Buy Stop
A buy stop is a stop order placed above the current market price that becomes a market buy order when price reaches or exceeds the trigger level. Buy stops are used both as protective orders (by short sellers) and as breakout entry orders.
A buy stop is an order that sits above the current market price and activates as a market buy order when the market trades at or through the specified price. Until triggered, it rests passively; once the stop price is hit, it converts to a market order and fills at the next available price.
Two uses of buy stops
1. Protective stop (short position) A trader who is short needs a buy stop above their entry to limit losses. If they sold ES at 5,240 and placed a buy stop at 5,248, the position automatically closes if price rallies 8 points: limiting the loss to 8 points per contract ($400 on ES).

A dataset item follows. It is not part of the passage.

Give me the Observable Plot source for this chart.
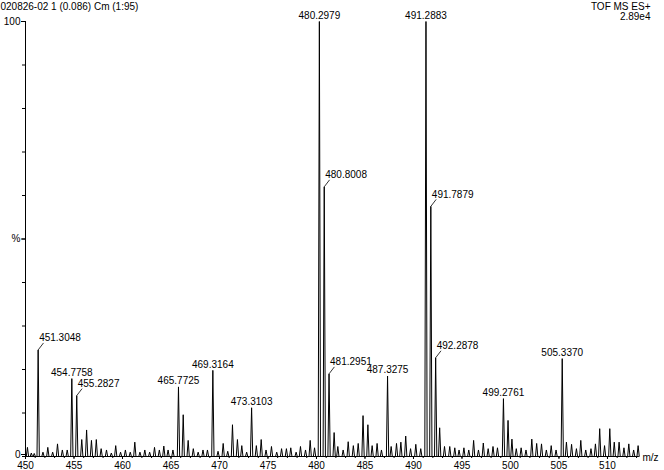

2. Breakout entry A trader who wants to buy a breakout above resistance can place a buy stop at the breakout level. If ES is holding at 5,245 resistance, a buy stop at 5,245.25 enters the trade automatically when the breakout occurs: without requiring the trader to be watching in real time.
Buy stops and stop runs
Buy stops cluster predictably above swing highs, resistance levels, and round numbers. Large participants and algorithms know this. A push above a key level that triggers clustered buy stops creates a burst of market buy orders: which the initiator may be selling into.

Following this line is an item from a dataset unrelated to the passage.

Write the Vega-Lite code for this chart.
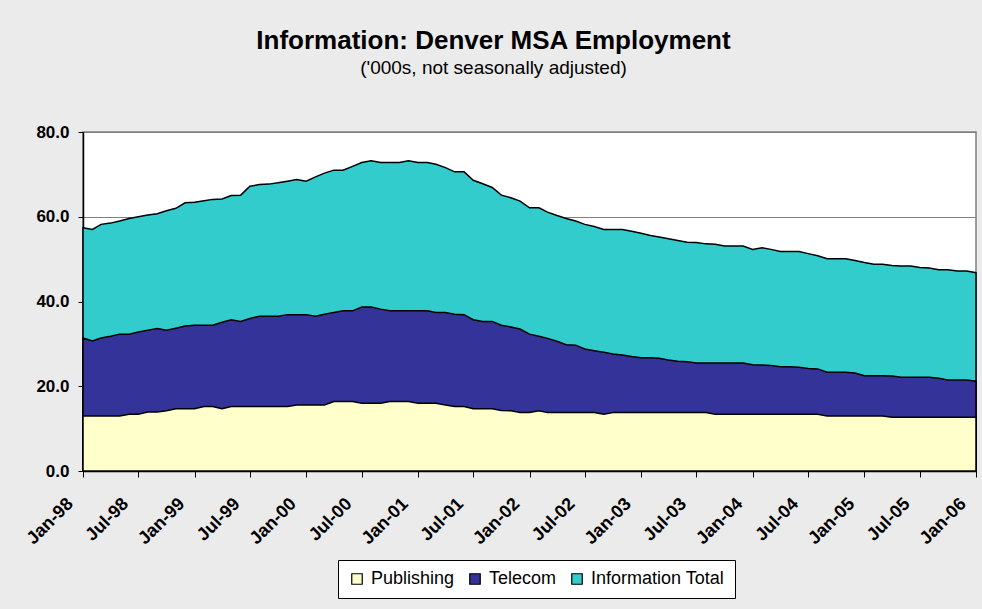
{
  "$schema": "https://vega.github.io/schema/vega-lite/v6.json",
  "width": 893,
  "height": 339,
  "autosize": {"type": "none"},
  "padding": {"left": 83, "top": 132, "right": 6, "bottom": 138},
  "background": "#ebebeb",
  "config": {
    "font": "Liberation Sans",
    "view": {"fill": "white", "stroke": "#808080", "strokeWidth": 1.5}
  },
  "title": {
    "text": "Information: Denver MSA Employment",
    "subtitle": "('000s, not seasonally adjusted)",
    "anchor": "middle",
    "dx": -36,
    "offset": 45,
    "fontSize": 26,
    "fontWeight": "bold",
    "color": "black",
    "subtitleFontSize": 19,
    "subtitleColor": "black",
    "subtitlePadding": 5,
    "font": "Liberation Sans",
    "subtitleFont": "Liberation Sans"
  },
  "data": {
    "values": [
      {"d": "1998-01-01", "Publishing": 13.0, "Telecom": 31.4, "Information Total": 57.4},
      {"d": "1998-02-01", "Publishing": 13.0, "Telecom": 30.7, "Information Total": 57.0},
      {"d": "1998-03-01", "Publishing": 13.0, "Telecom": 31.4, "Information Total": 58.2},
      {"d": "1998-04-01", "Publishing": 13.0, "Telecom": 31.8, "Information Total": 58.5},
      {"d": "1998-05-01", "Publishing": 13.0, "Telecom": 32.3, "Information Total": 59.0},
      {"d": "1998-06-01", "Publishing": 13.4, "Telecom": 32.3, "Information Total": 59.6},
      {"d": "1998-07-01", "Publishing": 13.4, "Telecom": 32.8, "Information Total": 60.0},
      {"d": "1998-08-01", "Publishing": 13.9, "Telecom": 33.2, "Information Total": 60.4},
      {"d": "1998-09-01", "Publishing": 13.9, "Telecom": 33.6, "Information Total": 60.7},
      {"d": "1998-10-01", "Publishing": 14.2, "Telecom": 33.2, "Information Total": 61.4},
      {"d": "1998-11-01", "Publishing": 14.7, "Telecom": 33.7, "Information Total": 62.0},
      {"d": "1998-12-01", "Publishing": 14.7, "Telecom": 34.2, "Information Total": 63.3},
      {"d": "1999-01-01", "Publishing": 14.7, "Telecom": 34.4, "Information Total": 63.4},
      {"d": "1999-02-01", "Publishing": 15.2, "Telecom": 34.4, "Information Total": 63.8},
      {"d": "1999-03-01", "Publishing": 15.2, "Telecom": 34.4, "Information Total": 64.1},
      {"d": "1999-04-01", "Publishing": 14.7, "Telecom": 35.1, "Information Total": 64.2},
      {"d": "1999-05-01", "Publishing": 15.2, "Telecom": 35.7, "Information Total": 65.0},
      {"d": "1999-06-01", "Publishing": 15.2, "Telecom": 35.3, "Information Total": 65.1},
      {"d": "1999-07-01", "Publishing": 15.2, "Telecom": 36.0, "Information Total": 67.2},
      {"d": "1999-08-01", "Publishing": 15.2, "Telecom": 36.5, "Information Total": 67.6},
      {"d": "1999-09-01", "Publishing": 15.2, "Telecom": 36.5, "Information Total": 67.7},
      {"d": "1999-10-01", "Publishing": 15.2, "Telecom": 36.5, "Information Total": 68.0},
      {"d": "1999-11-01", "Publishing": 15.2, "Telecom": 36.9, "Information Total": 68.4},
      {"d": "1999-12-01", "Publishing": 15.6, "Telecom": 36.9, "Information Total": 68.8},
      {"d": "2000-01-01", "Publishing": 15.6, "Telecom": 36.9, "Information Total": 68.4},
      {"d": "2000-02-01", "Publishing": 15.6, "Telecom": 36.5, "Information Total": 69.4},
      {"d": "2000-03-01", "Publishing": 15.6, "Telecom": 37.0, "Information Total": 70.3},
      {"d": "2000-04-01", "Publishing": 16.4, "Telecom": 37.4, "Information Total": 71.0},
      {"d": "2000-05-01", "Publishing": 16.4, "Telecom": 37.8, "Information Total": 71.0},
      {"d": "2000-06-01", "Publishing": 16.4, "Telecom": 37.8, "Information Total": 71.9},
      {"d": "2000-07-01", "Publishing": 16.0, "Telecom": 38.7, "Information Total": 72.8},
      {"d": "2000-08-01", "Publishing": 16.0, "Telecom": 38.7, "Information Total": 73.2},
      {"d": "2000-09-01", "Publishing": 16.0, "Telecom": 38.2, "Information Total": 72.8},
      {"d": "2000-10-01", "Publishing": 16.4, "Telecom": 37.8, "Information Total": 72.8},
      {"d": "2000-11-01", "Publishing": 16.4, "Telecom": 37.8, "Information Total": 72.8},
      {"d": "2000-12-01", "Publishing": 16.4, "Telecom": 37.8, "Information Total": 73.2},
      {"d": "2001-01-01", "Publishing": 16.0, "Telecom": 37.8, "Information Total": 72.8},
      {"d": "2001-02-01", "Publishing": 16.0, "Telecom": 37.8, "Information Total": 72.8},
      {"d": "2001-03-01", "Publishing": 16.0, "Telecom": 37.4, "Information Total": 72.4},
      {"d": "2001-04-01", "Publishing": 15.6, "Telecom": 37.4, "Information Total": 71.6},
      {"d": "2001-05-01", "Publishing": 15.2, "Telecom": 37.0, "Information Total": 70.6},
      {"d": "2001-06-01", "Publishing": 15.2, "Telecom": 36.9, "Information Total": 70.6},
      {"d": "2001-07-01", "Publishing": 14.7, "Telecom": 35.7, "Information Total": 68.6},
      {"d": "2001-08-01", "Publishing": 14.7, "Telecom": 35.3, "Information Total": 67.8},
      {"d": "2001-09-01", "Publishing": 14.7, "Telecom": 35.3, "Information Total": 66.9},
      {"d": "2001-10-01", "Publishing": 14.3, "Telecom": 34.4, "Information Total": 65.1},
      {"d": "2001-11-01", "Publishing": 14.2, "Telecom": 34.0, "Information Total": 64.5},
      {"d": "2001-12-01", "Publishing": 13.8, "Telecom": 33.5, "Information Total": 63.7},
      {"d": "2002-01-01", "Publishing": 13.8, "Telecom": 32.3, "Information Total": 62.1},
      {"d": "2002-02-01", "Publishing": 14.2, "Telecom": 31.8, "Information Total": 62.1},
      {"d": "2002-03-01", "Publishing": 13.8, "Telecom": 31.3, "Information Total": 61.1},
      {"d": "2002-04-01", "Publishing": 13.8, "Telecom": 30.6, "Information Total": 60.3},
      {"d": "2002-05-01", "Publishing": 13.8, "Telecom": 29.8, "Information Total": 59.6},
      {"d": "2002-06-01", "Publishing": 13.8, "Telecom": 29.7, "Information Total": 59.0},
      {"d": "2002-07-01", "Publishing": 13.8, "Telecom": 28.8, "Information Total": 58.2},
      {"d": "2002-08-01", "Publishing": 13.8, "Telecom": 28.4, "Information Total": 57.7},
      {"d": "2002-09-01", "Publishing": 13.4, "Telecom": 28.0, "Information Total": 57.0},
      {"d": "2002-10-01", "Publishing": 13.8, "Telecom": 27.6, "Information Total": 57.0},
      {"d": "2002-11-01", "Publishing": 13.8, "Telecom": 27.4, "Information Total": 57.0},
      {"d": "2002-12-01", "Publishing": 13.8, "Telecom": 27.0, "Information Total": 56.6},
      {"d": "2003-01-01", "Publishing": 13.8, "Telecom": 26.7, "Information Total": 56.1},
      {"d": "2003-02-01", "Publishing": 13.8, "Telecom": 26.7, "Information Total": 55.6},
      {"d": "2003-03-01", "Publishing": 13.8, "Telecom": 26.6, "Information Total": 55.2},
      {"d": "2003-04-01", "Publishing": 13.8, "Telecom": 26.2, "Information Total": 54.8},
      {"d": "2003-05-01", "Publishing": 13.8, "Telecom": 25.9, "Information Total": 54.4},
      {"d": "2003-06-01", "Publishing": 13.8, "Telecom": 25.8, "Information Total": 54.0},
      {"d": "2003-07-01", "Publishing": 13.8, "Telecom": 25.5, "Information Total": 53.9},
      {"d": "2003-08-01", "Publishing": 13.8, "Telecom": 25.5, "Information Total": 53.6},
      {"d": "2003-09-01", "Publishing": 13.4, "Telecom": 25.5, "Information Total": 53.5},
      {"d": "2003-10-01", "Publishing": 13.4, "Telecom": 25.5, "Information Total": 53.1},
      {"d": "2003-11-01", "Publishing": 13.4, "Telecom": 25.5, "Information Total": 53.1},
      {"d": "2003-12-01", "Publishing": 13.4, "Telecom": 25.5, "Information Total": 53.1},
      {"d": "2004-01-01", "Publishing": 13.4, "Telecom": 25.1, "Information Total": 52.3},
      {"d": "2004-02-01", "Publishing": 13.4, "Telecom": 25.0, "Information Total": 52.7},
      {"d": "2004-03-01", "Publishing": 13.4, "Telecom": 24.9, "Information Total": 52.3},
      {"d": "2004-04-01", "Publishing": 13.4, "Telecom": 24.6, "Information Total": 51.8},
      {"d": "2004-05-01", "Publishing": 13.4, "Telecom": 24.6, "Information Total": 51.8},
      {"d": "2004-06-01", "Publishing": 13.4, "Telecom": 24.5, "Information Total": 51.8},
      {"d": "2004-07-01", "Publishing": 13.4, "Telecom": 24.2, "Information Total": 51.3},
      {"d": "2004-08-01", "Publishing": 13.4, "Telecom": 24.1, "Information Total": 50.8},
      {"d": "2004-09-01", "Publishing": 13.0, "Telecom": 23.3, "Information Total": 50.1},
      {"d": "2004-10-01", "Publishing": 13.0, "Telecom": 23.3, "Information Total": 50.1},
      {"d": "2004-11-01", "Publishing": 13.0, "Telecom": 23.3, "Information Total": 50.1},
      {"d": "2004-12-01", "Publishing": 13.0, "Telecom": 23.1, "Information Total": 49.7},
      {"d": "2005-01-01", "Publishing": 13.0, "Telecom": 22.5, "Information Total": 49.2},
      {"d": "2005-02-01", "Publishing": 13.0, "Telecom": 22.5, "Information Total": 48.8},
      {"d": "2005-03-01", "Publishing": 13.0, "Telecom": 22.5, "Information Total": 48.8},
      {"d": "2005-04-01", "Publishing": 12.7, "Telecom": 22.4, "Information Total": 48.5},
      {"d": "2005-05-01", "Publishing": 12.7, "Telecom": 22.1, "Information Total": 48.4},
      {"d": "2005-06-01", "Publishing": 12.7, "Telecom": 22.1, "Information Total": 48.4},
      {"d": "2005-07-01", "Publishing": 12.7, "Telecom": 22.1, "Information Total": 48.0},
      {"d": "2005-08-01", "Publishing": 12.7, "Telecom": 22.1, "Information Total": 47.9},
      {"d": "2005-09-01", "Publishing": 12.7, "Telecom": 21.9, "Information Total": 47.5},
      {"d": "2005-10-01", "Publishing": 12.7, "Telecom": 21.5, "Information Total": 47.5},
      {"d": "2005-11-01", "Publishing": 12.7, "Telecom": 21.5, "Information Total": 47.2},
      {"d": "2005-12-01", "Publishing": 12.7, "Telecom": 21.5, "Information Total": 47.2},
      {"d": "2006-01-01", "Publishing": 12.7, "Telecom": 21.2, "Information Total": 46.8}
    ]
  },
  "transform": [
    {"fold": ["Publishing", "Telecom", "Information Total"], "as": ["series", "value"]}
  ],
  "encoding": {
    "x": {
      "field": "d",
      "type": "temporal",
      "title": null,
      "scale": {"type": "utc", "nice": false},
      "axis": {
        "labelExpr": "utcFormat(datum.value, '%b-%y')",
        "tickCount": {"interval": "month", "step": 6},
        "labelAngle": -45,
        "labelAlign": "right",
        "labelBaseline": "middle",
        "labelFontSize": 18,
        "labelFontWeight": "bold",
        "labelColor": "black",
        "labelPadding": 24,
        "labelOffset": -13,
        "labelOverlap": false,
        "labelFlush": false,
        "tickColor": "black",
        "tickSize": 6,
        "tickWidth": 1,
        "domainColor": "black",
        "domainWidth": 1.5,
        "grid": false
      }
    },
    "y": {
      "field": "value",
      "type": "quantitative",
      "title": null,
      "scale": {"domain": [0, 80], "nice": false},
      "axis": {
        "values": [0, 20, 40, 60, 80],
        "format": ".1f",
        "labelFontSize": 17,
        "labelFontWeight": "bold",
        "labelColor": "black",
        "labelPadding": 9,
        "tickColor": "black",
        "tickSize": 5,
        "domainColor": "black",
        "domainWidth": 1.5,
        "grid": true,
        "gridColor": "#808080",
        "gridWidth": 1.2
      }
    },
    "color": {
      "field": "series",
      "type": "nominal",
      "scale": {
        "domain": ["Publishing", "Telecom", "Information Total"],
        "range": ["#FFFFCC", "#333399", "#33CCCC"]
      },
      "legend": {
        "title": null,
        "orient": "none",
        "direction": "horizontal",
        "legendX": 255,
        "legendY": 428,
        "fillColor": "white",
        "strokeColor": "black",
        "padding": 10,
        "symbolType": "square",
        "symbolSize": 110,
        "symbolStrokeColor": "black",
        "symbolStrokeWidth": 1.2,
        "labelFontSize": 18,
        "labelColor": "black",
        "labelFont": "Liberation Sans",
        "columnPadding": 11,
        "labelOffset": 5
      }
    }
  },
  "layer": [
    {
      "transform": [{"filter": "datum.series === 'Information Total'"}],
      "mark": {"type": "area", "stroke": "black", "strokeWidth": 1.5, "opacity": 1}
    },
    {
      "transform": [{"filter": "datum.series === 'Telecom'"}],
      "mark": {"type": "area", "stroke": "black", "strokeWidth": 1.5, "opacity": 1}
    },
    {
      "transform": [{"filter": "datum.series === 'Publishing'"}],
      "mark": {"type": "area", "stroke": "black", "strokeWidth": 1.5, "opacity": 1}
    }
  ]
}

This is why a spike above resistance on thin tape that immediately reverses is often a stop run: the buy stops were triggered to provide liquidity to sellers, not to initiate a genuine breakout.
Buy stop vs buy limit
| Order type | Placement | Triggered by |
|---|---|---|
| Buy stop | Above market | Price rising to stop level |
| Buy limit | Below market | Price falling to limit level |
Buy stops get progressively worse fills as price moves: they fill at the market after triggering. Buy limits get better fills (price must come to them). Breakout traders use stops for entry; value traders use limits.